→ **DIRECTIONS**
Copy the data exactly; pictures stay out of the copy.
= = =
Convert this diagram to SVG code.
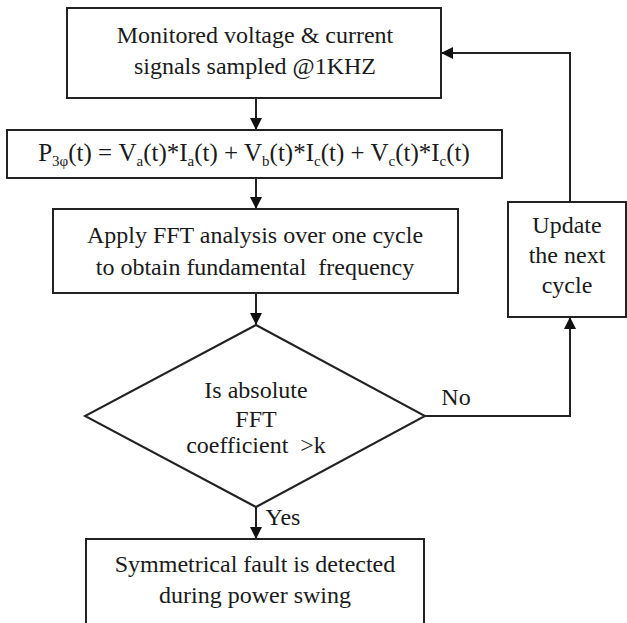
<svg xmlns="http://www.w3.org/2000/svg" width="627" height="623" viewBox="0 0 627 623">
<defs>
<marker id="ah" markerWidth="12" markerHeight="12" viewBox="0 0 12 12" refX="12" refY="6" orient="auto" markerUnits="userSpaceOnUse">
<path d="M0,0 L12,6 L0,12 Z" fill="#111"/>
</marker>
<style>
.box{fill:#fff;stroke:#222;stroke-width:2}
.ln{fill:none;stroke:#222;stroke-width:2;marker-end:url(#ah)}
text{font-size:24px;fill:#1a1a1a;text-anchor:middle}
.sub{font-size:15px}
</style>
</defs>
<rect width="627" height="623" fill="#fff"/>
<g font-family="Liberation Serif, Times New Roman, Tinos, DejaVu Serif, serif">
<g id="connectors">
<line class="ln" x1="256" y1="98" x2="256" y2="130"/>
<line class="ln" x1="256" y1="178" x2="256" y2="209"/>
<line class="ln" x1="256" y1="293" x2="256" y2="325"/>
<line class="ln" x1="256" y1="507" x2="256" y2="539"/>
<polyline class="ln" points="425,416 570,416 570,317"/>
<polyline class="ln" points="570,202 570,53 441,53"/>
<text x="456" y="405">No</text>
<text x="283" y="525">Yes</text>
</g>
<g id="n1">
<rect class="box" x="67" y="8" width="374" height="90"/>
<text x="255" y="43">Monitored voltage &amp; current</text>
<text x="255" y="74">signals sampled @1KHZ</text>
</g>
<g id="n2">
<rect class="box" x="7" y="130" width="495" height="48"/>
<text x="254" y="161" style="font-size:25px">P<tspan class="sub" dy="5">3φ</tspan><tspan dy="-5">(t) = V</tspan><tspan class="sub" dy="5">a</tspan><tspan dy="-5">(t)*I</tspan><tspan class="sub" dy="5">a</tspan><tspan dy="-5">(t) + V</tspan><tspan class="sub" dy="5">b</tspan><tspan dy="-5">(t)*I</tspan><tspan class="sub" dy="5">c</tspan><tspan dy="-5">(t) + V</tspan><tspan class="sub" dy="5">c</tspan><tspan dy="-5">(t)*I</tspan><tspan class="sub" dy="5">c</tspan><tspan dy="-5">(t)</tspan></text>
</g>
<g id="n3">
<rect class="box" x="53" y="209" width="405" height="84"/>
<text x="255" y="243">Apply FFT analysis over one cycle</text>
<text x="255" y="275" xml:space="preserve">to obtain fundamental  frequency</text>
</g>
<g id="n4">
<polygon class="box" points="256,325 425,416 256,507 85,416"/>
<text x="256" y="398">Is absolute</text>
<text x="256" y="427">FFT</text>
<text x="256" y="453" xml:space="preserve">coefficient  &gt;k</text>
</g>
<g id="n5">
<rect class="box" x="508" y="202" width="118" height="115"/>
<text x="567" y="233">Update</text>
<text x="567" y="263">the next</text>
<text x="567" y="293">cycle</text>
</g>
<g id="n6">
<rect class="box" x="86" y="539" width="338" height="100"/>
<text x="255" y="572">Symmetrical fault is detected</text>
<text x="255" y="603">during power swing</text>
</g>
</g>
</svg>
= = =
→ **SOLVED PROBLEM**
Convert this diagram to SVG code.
<svg xmlns="http://www.w3.org/2000/svg" width="627" height="623" viewBox="0 0 627 623">
<defs>
<marker id="ah" markerWidth="12" markerHeight="12" viewBox="0 0 12 12" refX="12" refY="6" orient="auto" markerUnits="userSpaceOnUse">
<path d="M0,0 L12,6 L0,12 Z" fill="#111"/>
</marker>
<style>
.box{fill:#fff;stroke:#222;stroke-width:2}
.ln{fill:none;stroke:#222;stroke-width:2;marker-end:url(#ah)}
text{font-size:24px;fill:#1a1a1a;text-anchor:middle}
.sub{font-size:15px}
</style>
</defs>
<rect width="627" height="623" fill="#fff"/>
<g font-family="Liberation Serif, Times New Roman, Tinos, DejaVu Serif, serif">
<g id="connectors">
<line class="ln" x1="256" y1="98" x2="256" y2="130"/>
<line class="ln" x1="256" y1="178" x2="256" y2="209"/>
<line class="ln" x1="256" y1="293" x2="256" y2="325"/>
<line class="ln" x1="256" y1="507" x2="256" y2="539"/>
<polyline class="ln" points="425,416 570,416 570,317"/>
<polyline class="ln" points="570,202 570,53 441,53"/>
<text x="456" y="405">No</text>
<text x="283" y="525">Yes</text>
</g>
<g id="n1">
<rect class="box" x="67" y="8" width="374" height="90"/>
<text x="255" y="43">Monitored voltage &amp; current</text>
<text x="255" y="74">signals sampled @1KHZ</text>
</g>
<g id="n2">
<rect class="box" x="7" y="130" width="495" height="48"/>
<text x="254" y="161" style="font-size:25px">P<tspan class="sub" dy="5">3φ</tspan><tspan dy="-5">(t) = V</tspan><tspan class="sub" dy="5">a</tspan><tspan dy="-5">(t)*I</tspan><tspan class="sub" dy="5">a</tspan><tspan dy="-5">(t) + V</tspan><tspan class="sub" dy="5">b</tspan><tspan dy="-5">(t)*I</tspan><tspan class="sub" dy="5">c</tspan><tspan dy="-5">(t) + V</tspan><tspan class="sub" dy="5">c</tspan><tspan dy="-5">(t)*I</tspan><tspan class="sub" dy="5">c</tspan><tspan dy="-5">(t)</tspan></text>
</g>
<g id="n3">
<rect class="box" x="53" y="209" width="405" height="84"/>
<text x="255" y="243">Apply FFT analysis over one cycle</text>
<text x="255" y="275" xml:space="preserve">to obtain fundamental  frequency</text>
</g>
<g id="n4">
<polygon class="box" points="256,325 425,416 256,507 85,416"/>
<text x="256" y="398">Is absolute</text>
<text x="256" y="427">FFT</text>
<text x="256" y="453" xml:space="preserve">coefficient  &gt;k</text>
</g>
<g id="n5">
<rect class="box" x="508" y="202" width="118" height="115"/>
<text x="567" y="233">Update</text>
<text x="567" y="263">the next</text>
<text x="567" y="293">cycle</text>
</g>
<g id="n6">
<rect class="box" x="86" y="539" width="338" height="100"/>
<text x="255" y="572">Symmetrical fault is detected</text>
<text x="255" y="603">during power swing</text>
</g>
</g>
</svg>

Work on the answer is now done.